Those of us that practice in the child abuse sector of Family Law waited with baited breath to see what the NJ Supreme Court would do with S.C. v N.J. Department of Children and Families, the first case to go before the Court to take on the murky Not Established finding. From oral argument, it seemed the Court had been waiting for the right litigant to make a case and they found one in S.C.
S.C. received a Not Established finding after one of her 7-year old triplets alleged she hit him with her hands and a spatula. Like all parents who receive a Not Established finding, S.C. went through the standard Division investigation process of being interviewed once by the workers, who also interviewed the children as well as collateral sources such as the principal of the child’s school, and then received a form letter informing her that “Not Established” meant there was some evidence that a child was harmed or placed at risk of harm but there was not a preponderance of the evidence that the child had been abuse or neglected. Also like all parents to receive such a finding, S.C. did not receive a hearing to challenge the finding or any specifics as to what the “some evidence” was that indicated that her children were harmed or placed at risk of harm.
In her challenge to the Supreme Court, S.C. made three main arguments: 1) the finding was not supported by the record and was therefore arbitrary or capricious; 2) her due process rights were violated since she had no opportunity to challenge the evidence DCPP relied on and 3) the finding failed due process because DCPP offered no meaningful explanation as to the “some evidence” it relied on in making the finding and the lack of factual findings prevented S.C. from meaningful judicial review.
Notably, S.C. herself did not argue for abolishing the Not Established finding all together (although it became clear at oral argument that she did support its elimination). Several Amici including NJSBA and Legal Services of NJ did argue that it should be abolished since it was “amorphous” and leads to arbitrary and capricious outcomes.
DCPP defended the Not Established finding and asserted that it helped the agency in its investigatory task by maintaining the records of these lesser allegations in perpetuity. It claimed that S.C. received proper due process since she had the opportunity to explain her position during the investigation and records related to the investigation and finding are confidential. (For the most part – there is a handful of situations in which they can be shared or released, for example in a custody matter to the family law judge).

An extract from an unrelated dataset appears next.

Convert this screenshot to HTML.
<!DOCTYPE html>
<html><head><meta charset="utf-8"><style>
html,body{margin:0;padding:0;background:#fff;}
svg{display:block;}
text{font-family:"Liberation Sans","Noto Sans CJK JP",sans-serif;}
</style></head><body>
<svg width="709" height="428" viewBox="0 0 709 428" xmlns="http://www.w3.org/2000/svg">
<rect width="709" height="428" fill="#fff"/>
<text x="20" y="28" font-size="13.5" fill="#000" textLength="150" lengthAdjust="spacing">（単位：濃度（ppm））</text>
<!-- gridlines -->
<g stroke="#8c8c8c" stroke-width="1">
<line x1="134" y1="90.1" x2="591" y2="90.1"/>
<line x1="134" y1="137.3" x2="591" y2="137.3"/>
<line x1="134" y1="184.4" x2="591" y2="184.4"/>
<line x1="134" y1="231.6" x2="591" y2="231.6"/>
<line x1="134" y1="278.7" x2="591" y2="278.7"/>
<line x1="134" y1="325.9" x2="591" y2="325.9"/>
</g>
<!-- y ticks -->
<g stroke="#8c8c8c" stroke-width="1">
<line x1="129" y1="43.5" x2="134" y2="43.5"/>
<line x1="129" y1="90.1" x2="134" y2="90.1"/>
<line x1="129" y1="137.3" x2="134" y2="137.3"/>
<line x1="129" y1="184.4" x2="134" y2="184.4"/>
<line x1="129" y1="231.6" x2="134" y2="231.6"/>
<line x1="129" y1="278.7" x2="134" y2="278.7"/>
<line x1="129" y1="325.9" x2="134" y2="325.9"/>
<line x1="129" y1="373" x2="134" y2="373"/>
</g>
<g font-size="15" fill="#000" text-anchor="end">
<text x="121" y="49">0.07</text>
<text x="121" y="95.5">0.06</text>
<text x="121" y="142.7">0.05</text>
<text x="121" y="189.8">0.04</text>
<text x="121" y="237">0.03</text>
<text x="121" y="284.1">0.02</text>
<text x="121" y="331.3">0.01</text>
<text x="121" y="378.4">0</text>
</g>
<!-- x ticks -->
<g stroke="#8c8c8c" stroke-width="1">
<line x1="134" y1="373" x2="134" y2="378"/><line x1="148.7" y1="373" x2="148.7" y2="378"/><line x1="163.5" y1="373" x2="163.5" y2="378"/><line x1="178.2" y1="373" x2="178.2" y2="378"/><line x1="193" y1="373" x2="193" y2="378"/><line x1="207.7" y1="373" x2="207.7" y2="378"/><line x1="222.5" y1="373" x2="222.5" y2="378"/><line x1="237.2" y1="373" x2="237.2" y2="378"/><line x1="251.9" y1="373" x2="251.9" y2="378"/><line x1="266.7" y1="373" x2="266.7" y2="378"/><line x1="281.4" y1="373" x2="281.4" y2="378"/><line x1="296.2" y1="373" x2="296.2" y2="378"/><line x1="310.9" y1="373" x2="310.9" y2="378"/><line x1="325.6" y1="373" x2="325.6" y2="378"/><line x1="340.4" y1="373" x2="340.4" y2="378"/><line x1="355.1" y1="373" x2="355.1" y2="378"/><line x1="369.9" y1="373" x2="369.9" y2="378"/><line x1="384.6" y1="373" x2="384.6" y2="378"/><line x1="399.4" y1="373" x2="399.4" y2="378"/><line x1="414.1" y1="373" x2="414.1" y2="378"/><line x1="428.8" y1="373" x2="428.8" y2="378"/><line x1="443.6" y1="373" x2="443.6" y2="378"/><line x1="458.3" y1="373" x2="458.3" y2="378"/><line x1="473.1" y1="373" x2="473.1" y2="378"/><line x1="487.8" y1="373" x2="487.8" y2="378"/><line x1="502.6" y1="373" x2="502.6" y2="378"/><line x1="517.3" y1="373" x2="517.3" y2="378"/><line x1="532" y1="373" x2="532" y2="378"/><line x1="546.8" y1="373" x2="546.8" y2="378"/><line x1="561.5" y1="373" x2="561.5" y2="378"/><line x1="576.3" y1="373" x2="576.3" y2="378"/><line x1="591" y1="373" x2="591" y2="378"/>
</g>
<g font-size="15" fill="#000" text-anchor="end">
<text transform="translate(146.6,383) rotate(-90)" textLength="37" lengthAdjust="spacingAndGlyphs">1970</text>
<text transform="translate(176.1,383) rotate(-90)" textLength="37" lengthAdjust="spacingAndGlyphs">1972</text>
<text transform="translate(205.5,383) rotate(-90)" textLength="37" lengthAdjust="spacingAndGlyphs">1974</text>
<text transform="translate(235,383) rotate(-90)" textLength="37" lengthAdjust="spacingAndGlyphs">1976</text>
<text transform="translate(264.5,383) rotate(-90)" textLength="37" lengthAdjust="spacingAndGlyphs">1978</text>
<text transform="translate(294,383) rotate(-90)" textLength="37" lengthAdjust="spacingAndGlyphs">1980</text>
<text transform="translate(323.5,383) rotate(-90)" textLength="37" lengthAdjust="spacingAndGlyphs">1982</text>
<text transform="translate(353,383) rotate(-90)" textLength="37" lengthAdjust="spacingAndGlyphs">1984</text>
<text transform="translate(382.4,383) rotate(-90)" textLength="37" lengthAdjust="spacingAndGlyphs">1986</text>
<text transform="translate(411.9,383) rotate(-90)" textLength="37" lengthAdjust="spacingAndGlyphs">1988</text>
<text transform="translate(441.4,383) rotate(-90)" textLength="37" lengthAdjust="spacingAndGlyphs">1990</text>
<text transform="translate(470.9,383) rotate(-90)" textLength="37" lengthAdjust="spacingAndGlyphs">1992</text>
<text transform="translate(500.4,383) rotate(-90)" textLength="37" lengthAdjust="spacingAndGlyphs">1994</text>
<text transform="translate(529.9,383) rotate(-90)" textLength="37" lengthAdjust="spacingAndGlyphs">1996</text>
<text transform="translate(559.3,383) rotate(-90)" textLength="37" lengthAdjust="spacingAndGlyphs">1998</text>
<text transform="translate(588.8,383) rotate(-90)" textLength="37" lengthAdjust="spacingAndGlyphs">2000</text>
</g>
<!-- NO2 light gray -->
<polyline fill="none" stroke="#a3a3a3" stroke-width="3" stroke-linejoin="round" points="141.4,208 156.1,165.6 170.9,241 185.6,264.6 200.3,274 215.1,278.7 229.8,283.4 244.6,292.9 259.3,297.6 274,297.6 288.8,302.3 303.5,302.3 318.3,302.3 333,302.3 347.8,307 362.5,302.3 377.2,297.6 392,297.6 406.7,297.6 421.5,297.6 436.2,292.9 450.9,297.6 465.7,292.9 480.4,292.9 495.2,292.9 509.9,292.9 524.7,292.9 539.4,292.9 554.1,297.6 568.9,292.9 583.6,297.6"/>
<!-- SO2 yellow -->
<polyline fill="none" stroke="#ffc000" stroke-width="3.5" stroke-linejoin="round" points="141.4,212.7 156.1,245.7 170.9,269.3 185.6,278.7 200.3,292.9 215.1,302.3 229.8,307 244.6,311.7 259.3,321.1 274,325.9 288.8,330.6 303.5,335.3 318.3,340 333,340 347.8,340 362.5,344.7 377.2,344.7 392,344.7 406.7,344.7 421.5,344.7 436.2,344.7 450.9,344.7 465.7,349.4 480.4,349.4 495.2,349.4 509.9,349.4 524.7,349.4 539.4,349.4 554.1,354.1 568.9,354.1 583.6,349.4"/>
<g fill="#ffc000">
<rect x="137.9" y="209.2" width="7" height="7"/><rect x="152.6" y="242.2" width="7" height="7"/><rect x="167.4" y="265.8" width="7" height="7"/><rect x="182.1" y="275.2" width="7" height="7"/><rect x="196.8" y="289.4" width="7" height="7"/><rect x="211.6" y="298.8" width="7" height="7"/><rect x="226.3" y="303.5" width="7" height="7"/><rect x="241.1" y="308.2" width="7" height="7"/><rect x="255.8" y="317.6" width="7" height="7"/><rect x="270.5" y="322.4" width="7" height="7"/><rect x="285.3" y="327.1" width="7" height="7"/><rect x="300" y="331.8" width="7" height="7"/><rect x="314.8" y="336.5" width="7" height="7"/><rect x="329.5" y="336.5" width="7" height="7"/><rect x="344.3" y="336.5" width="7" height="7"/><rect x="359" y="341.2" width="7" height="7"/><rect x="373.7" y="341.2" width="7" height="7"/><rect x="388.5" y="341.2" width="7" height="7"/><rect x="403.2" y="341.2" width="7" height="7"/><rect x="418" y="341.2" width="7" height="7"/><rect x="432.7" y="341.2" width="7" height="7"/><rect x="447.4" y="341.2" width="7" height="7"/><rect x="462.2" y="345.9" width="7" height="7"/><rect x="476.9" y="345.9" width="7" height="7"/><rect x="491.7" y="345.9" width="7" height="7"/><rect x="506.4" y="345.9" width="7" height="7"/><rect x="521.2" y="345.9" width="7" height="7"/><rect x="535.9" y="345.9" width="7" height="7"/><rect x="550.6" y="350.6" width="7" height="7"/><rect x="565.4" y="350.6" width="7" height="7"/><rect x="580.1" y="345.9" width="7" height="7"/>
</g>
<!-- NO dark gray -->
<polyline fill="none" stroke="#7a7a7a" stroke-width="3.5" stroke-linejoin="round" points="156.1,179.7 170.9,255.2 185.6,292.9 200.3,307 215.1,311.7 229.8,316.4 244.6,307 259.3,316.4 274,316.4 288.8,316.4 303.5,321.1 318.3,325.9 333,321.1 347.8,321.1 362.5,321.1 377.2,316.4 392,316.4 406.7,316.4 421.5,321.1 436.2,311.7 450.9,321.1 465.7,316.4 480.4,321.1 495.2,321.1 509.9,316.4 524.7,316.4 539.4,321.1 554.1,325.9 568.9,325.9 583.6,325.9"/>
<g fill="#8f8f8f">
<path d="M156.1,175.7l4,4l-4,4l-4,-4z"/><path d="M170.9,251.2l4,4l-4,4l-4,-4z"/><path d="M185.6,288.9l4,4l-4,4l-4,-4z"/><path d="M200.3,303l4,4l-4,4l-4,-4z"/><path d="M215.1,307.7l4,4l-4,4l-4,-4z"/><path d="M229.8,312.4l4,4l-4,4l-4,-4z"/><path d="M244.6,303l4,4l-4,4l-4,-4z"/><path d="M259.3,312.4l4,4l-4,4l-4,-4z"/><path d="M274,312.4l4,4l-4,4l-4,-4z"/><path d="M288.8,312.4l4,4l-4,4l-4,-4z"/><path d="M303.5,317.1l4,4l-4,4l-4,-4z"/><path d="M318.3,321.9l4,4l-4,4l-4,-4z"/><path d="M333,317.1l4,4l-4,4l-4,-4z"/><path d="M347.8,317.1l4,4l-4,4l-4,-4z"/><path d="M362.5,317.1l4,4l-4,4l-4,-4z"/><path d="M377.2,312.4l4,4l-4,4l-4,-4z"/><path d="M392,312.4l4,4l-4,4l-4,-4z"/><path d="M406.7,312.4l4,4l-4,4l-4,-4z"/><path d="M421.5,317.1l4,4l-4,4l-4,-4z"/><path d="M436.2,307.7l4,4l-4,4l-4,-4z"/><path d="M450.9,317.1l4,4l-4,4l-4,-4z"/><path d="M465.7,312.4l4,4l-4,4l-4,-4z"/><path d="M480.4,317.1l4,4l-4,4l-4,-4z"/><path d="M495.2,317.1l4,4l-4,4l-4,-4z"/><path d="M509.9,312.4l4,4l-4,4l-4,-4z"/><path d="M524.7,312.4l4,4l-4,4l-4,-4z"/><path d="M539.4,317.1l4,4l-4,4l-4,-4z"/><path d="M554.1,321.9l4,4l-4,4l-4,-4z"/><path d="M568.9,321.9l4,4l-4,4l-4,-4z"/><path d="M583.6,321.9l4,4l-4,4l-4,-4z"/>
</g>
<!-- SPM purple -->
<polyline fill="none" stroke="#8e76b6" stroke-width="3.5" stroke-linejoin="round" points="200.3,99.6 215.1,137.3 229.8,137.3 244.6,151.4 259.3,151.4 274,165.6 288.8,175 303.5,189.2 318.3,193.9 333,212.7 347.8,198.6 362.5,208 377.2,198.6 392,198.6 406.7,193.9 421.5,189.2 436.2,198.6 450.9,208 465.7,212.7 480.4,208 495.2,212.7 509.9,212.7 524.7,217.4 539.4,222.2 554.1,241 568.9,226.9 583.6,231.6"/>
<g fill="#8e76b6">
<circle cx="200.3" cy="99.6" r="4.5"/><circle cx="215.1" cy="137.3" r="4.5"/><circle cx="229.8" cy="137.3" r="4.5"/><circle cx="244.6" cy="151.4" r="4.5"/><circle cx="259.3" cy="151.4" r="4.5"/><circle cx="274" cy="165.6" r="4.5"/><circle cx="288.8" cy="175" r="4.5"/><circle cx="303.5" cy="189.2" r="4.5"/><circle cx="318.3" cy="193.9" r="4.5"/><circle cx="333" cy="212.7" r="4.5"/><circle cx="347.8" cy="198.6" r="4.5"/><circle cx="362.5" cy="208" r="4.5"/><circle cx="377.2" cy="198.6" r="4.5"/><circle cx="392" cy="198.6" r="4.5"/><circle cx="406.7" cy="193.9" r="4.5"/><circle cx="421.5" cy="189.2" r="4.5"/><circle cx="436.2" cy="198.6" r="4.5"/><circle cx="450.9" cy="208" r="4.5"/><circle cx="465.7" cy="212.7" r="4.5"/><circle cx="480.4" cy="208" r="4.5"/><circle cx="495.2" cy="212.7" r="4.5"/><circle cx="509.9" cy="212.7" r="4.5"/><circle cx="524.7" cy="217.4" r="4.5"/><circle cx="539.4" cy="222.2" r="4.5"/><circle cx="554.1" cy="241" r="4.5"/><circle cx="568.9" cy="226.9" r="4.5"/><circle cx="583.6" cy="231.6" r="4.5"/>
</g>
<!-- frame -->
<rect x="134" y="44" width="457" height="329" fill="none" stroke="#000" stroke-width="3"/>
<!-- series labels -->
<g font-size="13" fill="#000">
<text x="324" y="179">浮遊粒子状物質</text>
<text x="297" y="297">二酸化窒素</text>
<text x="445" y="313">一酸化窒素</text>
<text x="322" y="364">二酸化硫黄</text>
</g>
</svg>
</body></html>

The Court rejected S.C.’s argument that a parent’s due process rights required a hearing. It found that since the records are investigatory and not judicial that the “evidence” DCPP relies on to make its findings are not adjudicated facts. It also found that the private interest of a parent wanting the records expunged was outweighed by the public interest of DCPP retaining the information in the interest of protecting children. The Court noted that when the confidential information is released to a court in a family law proceeding, that such a process provided the parent “adequate opportunity to be heard on the threshold issue of admissibility and thereafter to cross-examine and offer contrary proofs.” (This is of interest to family law practitioners, since the process the court describes is a rare one – usually the records are released to the judge for in camera review and then the court releases the records in its discretion to the parties without any kind of threshold argument as to admissibility or an opportunity to cross-examine.)
Despite disagreeing that parents deserved a hearing, the Court did agree that the current process does not do enough to protect due process. DCPP must provide the parent a summary of the evidence it relies on to make the finding and give the parent an opportunity to rebut it before the finding is finalized. Prior to this decision, the only sure way a parent could obtain this information was to file an appeal in the Appellate Division. It is unclear if this means that litigants will be able to review or keep the documentation in their file now or how DCPP will provide this information to the parents. Likely, it will remain confidential and not discoverable. In addition, the Court found that the “some evidence” standard was amorphous and troubling and ruled that the “some evidence” at least needs to be “credible evidence.”